Ils rédigèrent un mémoire très documenté : « Tableau dressé en 1786 du produit de la main d’œuvre des maîtres-ouvriers fabricants en étoffes de soie, pour le montant être ci-après mis en parallèle avec le tableau des dépenses journalières qui forment leurs charges annuelles. » Ils démontraient dans ce mémoire « que l’ouvrier en soie ne pouvait vivre du salaire qu’il obtenait par un travail forcé de dix-huit heures par jour… » Et ils ajoutaient ces fortes paroles, d’une extraordinaire amertume et qui attestent déjà des réflexions profondes sur l’état mécanique où est réduit le travailleur. « Quand on ne considérerait les ouvriers en soie que comme des instruments mécaniques nécessaires à la fabrication des étoffes, ou qu’abstraction faite de leur qualité d’hommes qui doit intéresser à leur sort, on eût l’inhumanité de ne vouloir les traiter que comme des animaux domestiques, que l’on n’entretient et ne conserve que pour les bénéfices que leur travail procure, toujours faudrait-il leur accorder la subsistance qu’on est forcé de fournir à ceux-ci, si on ne voulait pas s’exposer à se voir bientôt frustré du fruit de leur travail. » Poignant appel, où les travailleurs lyonnais invoquent pour leur protection ce qu’on appellera plus tard la loi d’airain. C’est d’un métal plus dur que leur condition était faite. Presque tous les ouvriers en soie se mirent en grève, et la grève s’étendant aux ouvriers des autres industries, ne tarda pas à devenir générale. Les chapeliers demandent qu’à raison du prix croissant des loyers et des vivres, leur journée soit portée de 32 à 40 sous pour douze heures de travail.

De même, les compagnons et ouvriers maçons, que les entrepreneurs payaient irrégulièrement, tous les trois ou quatre mois, et sans daigner leur faire un compte, réclament le paiement régulier et moins espacé de leurs salaires. Ainsi, le 7 août 1786, à la pointe du jour et sur un mot d’ordre qui coordonnait le mouvement, tous les ouvriers tisseurs en soie, chapeliers, maçons, manœuvres, quittent en masse les ateliers, les manufactures, les chantiers.
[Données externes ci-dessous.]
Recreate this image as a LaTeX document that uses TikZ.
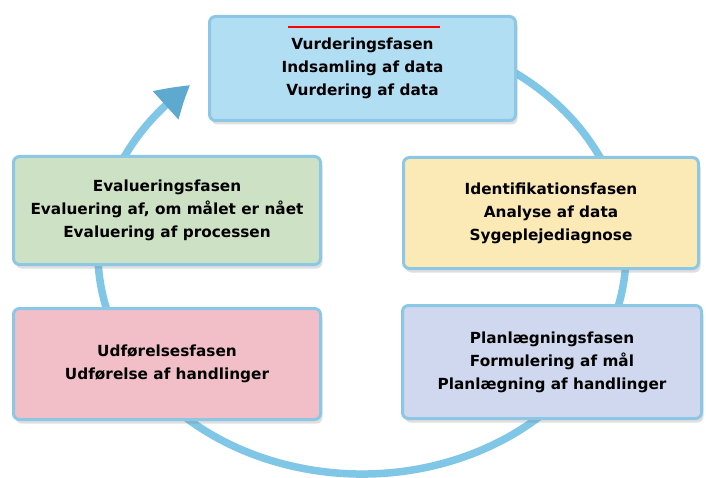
\documentclass[tikz,border=0pt]{standalone}
\usepackage{fontspec}
\setmainfont{DejaVu Sans}
\usetikzlibrary{arrows.meta,shadows,bending}
\definecolor{rim}{HTML}{8CC8E6}
\definecolor{ringc}{HTML}{80C6E6}
\definecolor{tipc}{HTML}{5EA9D0}
\definecolor{fillA}{HTML}{B2DEF4}
\definecolor{fillB}{HTML}{CDE2C4}
\definecolor{fillC}{HTML}{FBE9B6}
\definecolor{fillD}{HTML}{F2BEC8}
\definecolor{fillE}{HTML}{CFD8EE}
\tikzset{
  phase/.style={draw=rim, line width=3pt, rounded corners=6pt, align=center,
    font=\fontsize{15.3}{23}\selectfont\bfseries, text=black,
    drop shadow={opacity=0.25, shadow xshift=2pt, shadow yshift=-4pt}},
  ring/.style={draw=ringc, line width=7.5pt},
  redline/.style={draw=red, line width=1.6pt}
}
\begin{document}
\begin{tikzpicture}[x=1pt,y=1pt]
\useasboundingbox (0,0) rectangle (706,477);
\fill[white] (0,0) rectangle (706,477);
\coordinate (ctr) at (362,224);
\draw[ring, -{Triangle[length=32pt,width=36pt,bend,color=tipc]}]
  (ctr) ++(75:264 and 221) arc[start angle=75, end angle=-229.4, x radius=264, y radius=221];
\node[phase, fill=fillA, minimum width=306pt, minimum height=104pt] (top) at (362.5,408.5)
  {Vurderingsfasen\\Indsamling af data\\Vurdering af data};
\node[phase, fill=fillB, minimum width=307pt, minimum height=108pt] (eval) at (167,266.5)
  {Evalueringsfasen\\Evaluering af, om målet er nået\\Evaluering af processen};
\node[phase, fill=fillC, minimum width=295pt, minimum height=111pt] (ident) at (551,264)
  {Identifikationsfasen\\Analyse af data\\Sygeplejediagnose};
\node[phase, fill=fillD, minimum width=307pt, minimum height=111pt] (udf) at (167,113)
  {Udførelsesfasen\\Udførelse af handlinger};
\node[phase, fill=fillE, minimum width=299pt, minimum height=113pt] (plan) at (552,115)
  {Planlægningsfasen\\Formulering af mål\\Planlægning af handlinger};
\coordinate (r1) at (288,450);
\coordinate (r2) at (440,450);
\draw[redline] (r1) -- (r2);
\end{tikzpicture}
\end{document}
Ils ne renouvellent pas la manœuvre hardie de 1744 ; ils ne s’emparent pas de la ville. Imitant, au contraire, les plébéiens de Rome, ils se retirent aux Charpennes, et signifient qu’ils ne rentreront à Lyon que lorsque satisfaction leur sera donnée.

Le consulat, sous le coup de la peur, accorde l’augmentation de salaires, mais il donne l’ordre que le travail soit repris, et interdit tout rassemblement de plus de quatre personnes. La troupe fait feu sur le peuple : plusieurs ouvriers sont tués. Deux ouvriers chapeliers, Nerin et Savage, et un ouvrier italien, Diabano, coupables d’avoir voulu passer le pont Morand sans payer le droit de péage, ce même pont Morand ensanglanté sous Louis-Philippe par les répressions bourgeoises, sont pendus. Un bataillon de Royal-Marine et un bataillon d’artillerie, où Bonaparte servait comme lieutenant, s’emparent de Lyon et écrasent la révolte ouvrière.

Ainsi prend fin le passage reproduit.